- Written instruction
Each line in the material below, starting at the one with "Output the web" and ending at the one with "-0.012, -0.02, -0.01];", is to be reproduced exactly; no picture is to be copied.

- Listed records
--*--
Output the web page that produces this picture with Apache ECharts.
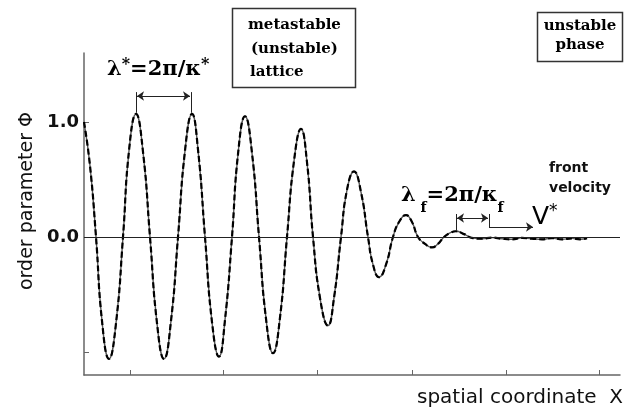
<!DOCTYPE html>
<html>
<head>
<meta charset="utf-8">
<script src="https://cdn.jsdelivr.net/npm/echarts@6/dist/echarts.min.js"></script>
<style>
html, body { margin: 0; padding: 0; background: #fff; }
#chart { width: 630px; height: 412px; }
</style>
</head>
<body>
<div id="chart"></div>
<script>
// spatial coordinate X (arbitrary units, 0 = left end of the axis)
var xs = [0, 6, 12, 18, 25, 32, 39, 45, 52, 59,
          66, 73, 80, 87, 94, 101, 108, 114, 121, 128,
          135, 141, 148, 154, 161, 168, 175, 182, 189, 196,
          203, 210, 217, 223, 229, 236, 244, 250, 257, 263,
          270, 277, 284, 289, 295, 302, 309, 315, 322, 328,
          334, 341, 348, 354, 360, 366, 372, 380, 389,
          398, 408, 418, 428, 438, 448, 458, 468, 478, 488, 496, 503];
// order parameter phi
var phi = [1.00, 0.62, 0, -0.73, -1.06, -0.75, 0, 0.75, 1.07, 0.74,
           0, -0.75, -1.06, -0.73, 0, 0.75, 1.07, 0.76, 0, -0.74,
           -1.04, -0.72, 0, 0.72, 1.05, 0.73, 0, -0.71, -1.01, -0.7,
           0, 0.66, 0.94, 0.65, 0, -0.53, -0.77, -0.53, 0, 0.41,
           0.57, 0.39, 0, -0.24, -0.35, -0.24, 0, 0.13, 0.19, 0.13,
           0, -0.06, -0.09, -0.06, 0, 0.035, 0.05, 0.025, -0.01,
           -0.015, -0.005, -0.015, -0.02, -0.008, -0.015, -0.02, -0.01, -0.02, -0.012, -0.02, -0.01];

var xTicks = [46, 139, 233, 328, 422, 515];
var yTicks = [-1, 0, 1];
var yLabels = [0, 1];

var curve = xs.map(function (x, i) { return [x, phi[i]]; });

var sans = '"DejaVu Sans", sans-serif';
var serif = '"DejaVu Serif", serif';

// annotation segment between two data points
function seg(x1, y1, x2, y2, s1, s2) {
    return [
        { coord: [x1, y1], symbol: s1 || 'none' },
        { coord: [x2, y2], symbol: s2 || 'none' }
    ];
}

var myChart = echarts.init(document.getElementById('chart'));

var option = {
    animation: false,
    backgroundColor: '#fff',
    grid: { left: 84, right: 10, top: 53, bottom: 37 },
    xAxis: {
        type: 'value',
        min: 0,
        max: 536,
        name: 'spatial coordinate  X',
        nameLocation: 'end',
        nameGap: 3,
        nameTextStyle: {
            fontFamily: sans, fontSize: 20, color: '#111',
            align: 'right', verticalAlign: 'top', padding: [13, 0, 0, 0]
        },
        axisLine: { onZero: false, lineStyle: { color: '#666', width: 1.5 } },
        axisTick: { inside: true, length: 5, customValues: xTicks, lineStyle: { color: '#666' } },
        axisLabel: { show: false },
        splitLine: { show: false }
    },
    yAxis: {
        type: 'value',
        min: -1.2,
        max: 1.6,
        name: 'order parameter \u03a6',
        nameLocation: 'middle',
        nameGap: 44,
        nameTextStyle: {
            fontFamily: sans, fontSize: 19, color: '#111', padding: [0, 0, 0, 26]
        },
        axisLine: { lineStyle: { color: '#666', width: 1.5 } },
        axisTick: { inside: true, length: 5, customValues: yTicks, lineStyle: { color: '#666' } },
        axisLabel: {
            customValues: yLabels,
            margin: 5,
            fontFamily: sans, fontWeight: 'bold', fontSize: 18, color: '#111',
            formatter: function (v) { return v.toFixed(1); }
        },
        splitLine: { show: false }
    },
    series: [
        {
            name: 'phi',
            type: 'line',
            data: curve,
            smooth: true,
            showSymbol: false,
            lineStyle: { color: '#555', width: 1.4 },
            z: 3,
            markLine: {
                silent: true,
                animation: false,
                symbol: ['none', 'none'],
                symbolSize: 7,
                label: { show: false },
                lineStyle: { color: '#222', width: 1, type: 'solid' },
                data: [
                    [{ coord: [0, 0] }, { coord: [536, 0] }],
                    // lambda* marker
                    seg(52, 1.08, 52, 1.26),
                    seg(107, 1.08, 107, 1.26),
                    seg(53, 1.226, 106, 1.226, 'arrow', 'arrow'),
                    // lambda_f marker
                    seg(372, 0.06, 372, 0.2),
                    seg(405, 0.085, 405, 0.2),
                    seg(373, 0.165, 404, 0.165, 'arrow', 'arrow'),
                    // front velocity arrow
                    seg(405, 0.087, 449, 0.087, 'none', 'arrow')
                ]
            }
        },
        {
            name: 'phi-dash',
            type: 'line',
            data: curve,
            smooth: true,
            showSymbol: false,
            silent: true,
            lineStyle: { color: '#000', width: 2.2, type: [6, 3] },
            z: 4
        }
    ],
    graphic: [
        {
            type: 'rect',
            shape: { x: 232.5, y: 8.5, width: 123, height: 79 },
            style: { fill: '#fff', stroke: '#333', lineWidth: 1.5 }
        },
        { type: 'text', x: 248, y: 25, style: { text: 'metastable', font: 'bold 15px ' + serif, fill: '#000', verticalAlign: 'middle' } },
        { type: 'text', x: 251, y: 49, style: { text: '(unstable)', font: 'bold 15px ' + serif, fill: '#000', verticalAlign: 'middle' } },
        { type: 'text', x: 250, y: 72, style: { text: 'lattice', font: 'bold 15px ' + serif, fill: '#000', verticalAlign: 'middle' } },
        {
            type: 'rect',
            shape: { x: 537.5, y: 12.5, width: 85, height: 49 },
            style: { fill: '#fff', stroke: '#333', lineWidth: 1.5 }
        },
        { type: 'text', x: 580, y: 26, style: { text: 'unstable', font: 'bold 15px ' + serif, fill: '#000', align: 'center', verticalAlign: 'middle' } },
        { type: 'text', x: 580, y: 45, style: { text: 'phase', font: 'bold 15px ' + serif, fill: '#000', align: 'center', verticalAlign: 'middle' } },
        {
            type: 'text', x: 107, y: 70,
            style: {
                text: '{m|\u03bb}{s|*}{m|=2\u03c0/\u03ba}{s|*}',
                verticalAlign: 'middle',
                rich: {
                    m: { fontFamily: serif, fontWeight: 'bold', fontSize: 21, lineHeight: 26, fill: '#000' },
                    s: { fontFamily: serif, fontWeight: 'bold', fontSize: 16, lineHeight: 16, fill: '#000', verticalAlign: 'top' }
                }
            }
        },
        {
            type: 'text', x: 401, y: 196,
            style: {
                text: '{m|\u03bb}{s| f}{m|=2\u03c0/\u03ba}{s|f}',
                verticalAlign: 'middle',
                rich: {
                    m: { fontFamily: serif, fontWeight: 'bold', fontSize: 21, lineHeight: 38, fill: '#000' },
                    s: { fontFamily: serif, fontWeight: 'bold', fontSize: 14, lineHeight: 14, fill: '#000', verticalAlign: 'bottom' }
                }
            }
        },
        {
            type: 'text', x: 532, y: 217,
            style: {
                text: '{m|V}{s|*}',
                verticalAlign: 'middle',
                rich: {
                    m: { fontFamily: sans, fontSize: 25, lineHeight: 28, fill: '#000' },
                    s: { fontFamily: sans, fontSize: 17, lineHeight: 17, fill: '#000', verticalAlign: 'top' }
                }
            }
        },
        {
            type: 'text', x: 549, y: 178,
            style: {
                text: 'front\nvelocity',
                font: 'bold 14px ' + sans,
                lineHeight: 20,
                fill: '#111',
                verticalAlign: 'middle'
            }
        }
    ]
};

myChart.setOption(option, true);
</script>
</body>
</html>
--*--
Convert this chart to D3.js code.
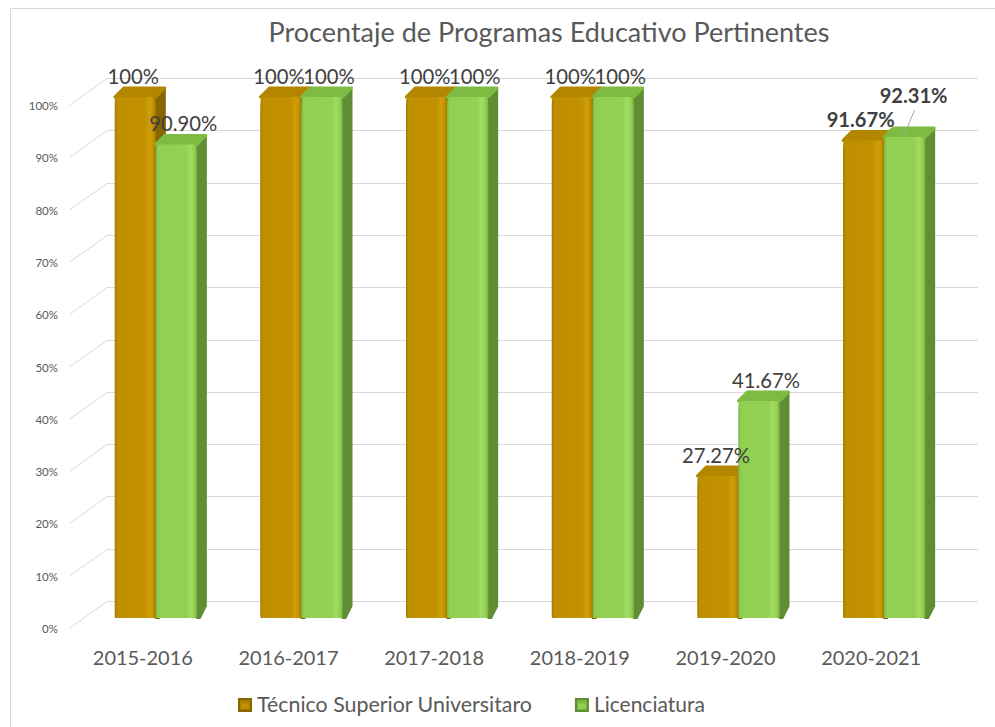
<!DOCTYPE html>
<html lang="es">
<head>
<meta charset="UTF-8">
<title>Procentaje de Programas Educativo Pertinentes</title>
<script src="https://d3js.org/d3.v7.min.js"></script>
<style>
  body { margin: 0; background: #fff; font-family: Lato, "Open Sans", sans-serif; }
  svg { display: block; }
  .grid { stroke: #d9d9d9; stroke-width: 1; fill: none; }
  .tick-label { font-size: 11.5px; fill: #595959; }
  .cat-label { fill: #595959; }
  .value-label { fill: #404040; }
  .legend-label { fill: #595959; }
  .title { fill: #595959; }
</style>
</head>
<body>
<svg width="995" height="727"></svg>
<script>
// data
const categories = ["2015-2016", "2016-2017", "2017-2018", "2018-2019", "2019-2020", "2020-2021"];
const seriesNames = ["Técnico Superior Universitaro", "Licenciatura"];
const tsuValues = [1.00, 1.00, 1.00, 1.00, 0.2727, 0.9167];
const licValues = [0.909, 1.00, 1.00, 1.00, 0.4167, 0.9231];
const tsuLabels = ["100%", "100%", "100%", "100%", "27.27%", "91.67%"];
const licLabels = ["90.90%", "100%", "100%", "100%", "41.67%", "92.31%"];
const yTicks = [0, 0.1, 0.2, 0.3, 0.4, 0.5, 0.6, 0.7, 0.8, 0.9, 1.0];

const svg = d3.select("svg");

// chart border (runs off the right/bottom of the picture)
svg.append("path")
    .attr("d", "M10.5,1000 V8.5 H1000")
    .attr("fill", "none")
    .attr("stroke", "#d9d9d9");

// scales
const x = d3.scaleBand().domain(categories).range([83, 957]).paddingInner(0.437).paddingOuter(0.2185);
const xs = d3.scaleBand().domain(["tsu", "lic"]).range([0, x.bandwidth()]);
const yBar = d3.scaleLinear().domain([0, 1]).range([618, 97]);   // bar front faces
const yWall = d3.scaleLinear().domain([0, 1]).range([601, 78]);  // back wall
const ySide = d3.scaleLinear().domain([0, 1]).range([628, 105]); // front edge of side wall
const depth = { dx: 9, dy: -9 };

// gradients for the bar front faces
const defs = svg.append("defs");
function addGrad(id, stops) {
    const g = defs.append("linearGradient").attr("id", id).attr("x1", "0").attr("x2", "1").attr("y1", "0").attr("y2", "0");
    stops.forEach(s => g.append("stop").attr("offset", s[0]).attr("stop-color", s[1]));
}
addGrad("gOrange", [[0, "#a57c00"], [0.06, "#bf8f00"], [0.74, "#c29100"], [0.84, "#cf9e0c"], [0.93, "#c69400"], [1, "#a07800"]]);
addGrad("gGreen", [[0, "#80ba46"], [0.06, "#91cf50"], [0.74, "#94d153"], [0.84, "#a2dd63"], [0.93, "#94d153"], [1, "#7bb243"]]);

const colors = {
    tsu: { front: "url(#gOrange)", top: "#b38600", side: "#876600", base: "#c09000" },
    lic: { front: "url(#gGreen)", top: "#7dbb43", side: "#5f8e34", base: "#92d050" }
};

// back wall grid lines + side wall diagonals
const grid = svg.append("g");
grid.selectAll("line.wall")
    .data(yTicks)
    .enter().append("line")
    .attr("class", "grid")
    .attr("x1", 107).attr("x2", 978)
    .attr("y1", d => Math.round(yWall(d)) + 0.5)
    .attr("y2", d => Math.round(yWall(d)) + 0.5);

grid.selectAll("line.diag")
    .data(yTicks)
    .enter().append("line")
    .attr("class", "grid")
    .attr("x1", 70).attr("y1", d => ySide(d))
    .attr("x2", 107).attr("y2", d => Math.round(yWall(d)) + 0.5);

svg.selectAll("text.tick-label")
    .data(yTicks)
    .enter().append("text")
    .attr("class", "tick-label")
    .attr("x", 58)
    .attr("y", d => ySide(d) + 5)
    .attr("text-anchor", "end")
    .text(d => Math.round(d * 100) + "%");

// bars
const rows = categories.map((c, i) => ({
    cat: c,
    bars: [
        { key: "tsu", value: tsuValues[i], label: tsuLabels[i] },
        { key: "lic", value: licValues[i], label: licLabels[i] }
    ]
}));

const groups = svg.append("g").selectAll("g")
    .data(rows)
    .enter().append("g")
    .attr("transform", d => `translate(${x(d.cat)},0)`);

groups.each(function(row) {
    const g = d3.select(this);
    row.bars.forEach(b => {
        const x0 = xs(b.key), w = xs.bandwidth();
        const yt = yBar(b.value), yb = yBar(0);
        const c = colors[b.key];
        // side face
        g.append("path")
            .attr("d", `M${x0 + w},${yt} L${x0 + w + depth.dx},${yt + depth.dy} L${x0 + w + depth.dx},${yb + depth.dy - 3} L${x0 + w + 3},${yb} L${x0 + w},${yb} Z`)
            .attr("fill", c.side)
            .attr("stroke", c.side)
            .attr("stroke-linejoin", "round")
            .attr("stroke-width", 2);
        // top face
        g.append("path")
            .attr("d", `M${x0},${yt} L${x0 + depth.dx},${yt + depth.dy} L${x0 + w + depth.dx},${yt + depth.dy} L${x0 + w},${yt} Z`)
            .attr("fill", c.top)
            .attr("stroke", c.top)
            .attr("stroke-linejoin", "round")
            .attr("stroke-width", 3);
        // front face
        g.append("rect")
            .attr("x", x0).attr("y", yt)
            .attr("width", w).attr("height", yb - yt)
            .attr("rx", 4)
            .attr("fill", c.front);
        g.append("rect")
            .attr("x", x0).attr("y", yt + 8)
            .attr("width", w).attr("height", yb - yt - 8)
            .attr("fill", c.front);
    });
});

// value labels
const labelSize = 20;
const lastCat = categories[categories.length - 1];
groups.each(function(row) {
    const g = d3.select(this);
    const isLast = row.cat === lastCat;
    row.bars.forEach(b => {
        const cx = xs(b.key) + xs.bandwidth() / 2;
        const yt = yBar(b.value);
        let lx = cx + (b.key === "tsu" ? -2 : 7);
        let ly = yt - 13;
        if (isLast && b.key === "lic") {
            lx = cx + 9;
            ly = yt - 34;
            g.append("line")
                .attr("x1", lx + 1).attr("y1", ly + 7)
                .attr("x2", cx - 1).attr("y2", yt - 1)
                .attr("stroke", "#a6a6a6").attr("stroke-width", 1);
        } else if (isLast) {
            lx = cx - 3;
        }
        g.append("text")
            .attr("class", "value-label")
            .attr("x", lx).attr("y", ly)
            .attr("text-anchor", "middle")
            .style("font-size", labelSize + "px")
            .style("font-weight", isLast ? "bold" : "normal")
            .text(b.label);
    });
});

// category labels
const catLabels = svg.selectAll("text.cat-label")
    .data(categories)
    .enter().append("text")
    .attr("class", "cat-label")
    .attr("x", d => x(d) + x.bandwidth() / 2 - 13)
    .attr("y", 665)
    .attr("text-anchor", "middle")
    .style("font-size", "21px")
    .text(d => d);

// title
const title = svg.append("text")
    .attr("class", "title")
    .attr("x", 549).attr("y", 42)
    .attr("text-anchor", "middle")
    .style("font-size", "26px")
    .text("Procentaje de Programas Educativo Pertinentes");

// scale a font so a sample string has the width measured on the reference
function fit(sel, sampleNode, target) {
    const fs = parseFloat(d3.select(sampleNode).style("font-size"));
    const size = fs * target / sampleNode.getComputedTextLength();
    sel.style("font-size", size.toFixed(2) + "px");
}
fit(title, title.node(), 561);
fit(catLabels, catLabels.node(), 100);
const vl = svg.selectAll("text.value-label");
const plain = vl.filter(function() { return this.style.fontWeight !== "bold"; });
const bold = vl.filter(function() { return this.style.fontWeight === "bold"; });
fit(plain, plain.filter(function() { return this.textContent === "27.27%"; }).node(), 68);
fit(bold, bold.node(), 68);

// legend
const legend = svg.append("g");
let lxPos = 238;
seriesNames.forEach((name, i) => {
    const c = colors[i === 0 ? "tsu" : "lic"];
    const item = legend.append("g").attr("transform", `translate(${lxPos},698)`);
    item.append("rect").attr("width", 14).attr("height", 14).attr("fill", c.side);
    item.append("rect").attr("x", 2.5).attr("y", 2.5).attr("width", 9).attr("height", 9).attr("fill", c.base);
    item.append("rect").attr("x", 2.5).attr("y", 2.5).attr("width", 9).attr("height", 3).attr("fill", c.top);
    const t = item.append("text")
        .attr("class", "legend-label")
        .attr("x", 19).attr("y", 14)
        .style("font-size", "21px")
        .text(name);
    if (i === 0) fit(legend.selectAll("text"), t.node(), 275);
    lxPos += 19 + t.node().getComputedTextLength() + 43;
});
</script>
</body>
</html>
--*--
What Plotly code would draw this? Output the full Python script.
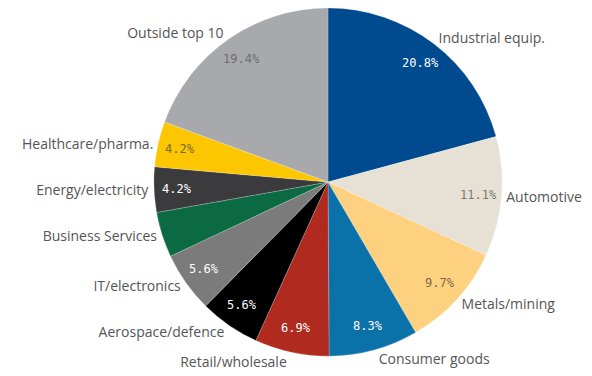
--*--
- Answer to this task
Output the web page that produces this picture with Apache ECharts.
<!DOCTYPE html>
<html>
<head>
<meta charset="utf-8">
<script src="https://cdn.jsdelivr.net/npm/echarts@6/dist/echarts.min.js"></script>
<style>
html, body { margin: 0; padding: 0; background: #fff; }
#chart { width: 630px; height: 412px; }
</style>
</head>
<body>
<div id="chart"></div>
<script>
// spatial coordinate X (arbitrary units, 0 = left end of the axis)
var xs = [0, 6, 12, 18, 25, 32, 39, 45, 52, 59,
          66, 73, 80, 87, 94, 101, 108, 114, 121, 128,
          135, 141, 148, 154, 161, 168, 175, 182, 189, 196,
          203, 210, 217, 223, 229, 236, 244, 250, 257, 263,
          270, 277, 284, 289, 295, 302, 309, 315, 322, 328,
          334, 341, 348, 354, 360, 366, 372, 380, 389,
          398, 408, 418, 428, 438, 448, 458, 468, 478, 488, 496, 503];
// order parameter phi
var phi = [1.00, 0.62, 0, -0.73, -1.06, -0.75, 0, 0.75, 1.07, 0.74,
           0, -0.75, -1.06, -0.73, 0, 0.75, 1.07, 0.76, 0, -0.74,
           -1.04, -0.72, 0, 0.72, 1.05, 0.73, 0, -0.71, -1.01, -0.7,
           0, 0.66, 0.94, 0.65, 0, -0.53, -0.77, -0.53, 0, 0.41,
           0.57, 0.39, 0, -0.24, -0.35, -0.24, 0, 0.13, 0.19, 0.13,
           0, -0.06, -0.09, -0.06, 0, 0.035, 0.05, 0.025, -0.01,
           -0.015, -0.005, -0.015, -0.02, -0.008, -0.015, -0.02, -0.01, -0.02, -0.012, -0.02, -0.01];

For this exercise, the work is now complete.